Perhaps being together in a relative small area–East Boston–has helped to maintain that sense of community and the strong relationship between those who are in Boston and those who remain in Donmatías. However, their days in Eastie may be running out.

Until a couple of years ago, rents in East Boston were among the lowest in the city. That allowed many Latino immigrants –who have a median yearly income of $30,000, according to the Boston Redevelopment Authority– to settle there. They depended heavily on cheap rents to live in the neighborhood, and they could find one-bedroom or two-bedroom apartments for less than $1,000. However, since 2012 rents have been skyrocketing, and as with many other working class Latinos many Donmatieños have been pushed out of the neighborhood. They just can’t afford to live in el barrio anymore. Some of them have moved to neighboring cities like Revere, Chelsea, Winthrop, Everett and Lynn. But the housing market there is hot, too. A Greater Boston Housing Report published by Northeastern University has declared a housing crisis for the city, and points out that working class families are at risk of becoming homeless.

The consequences that gentrification and displacement will have in the community of Donmatías haven’t been measured yet.
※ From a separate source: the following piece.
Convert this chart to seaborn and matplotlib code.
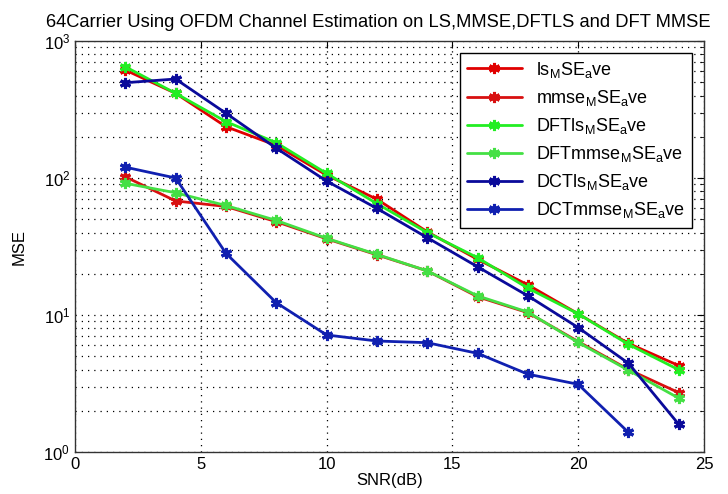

Being together in East Boston has helped to maintain their relationship with the town and to receive those relatives who want to live the “American dream.” But as the housing crisis in Boston gets worse, another question looms: how will this affect the community, not only here in Boston but also back in Colombia? The economical, cultural and social system that was created by this migration may be facing a critical point.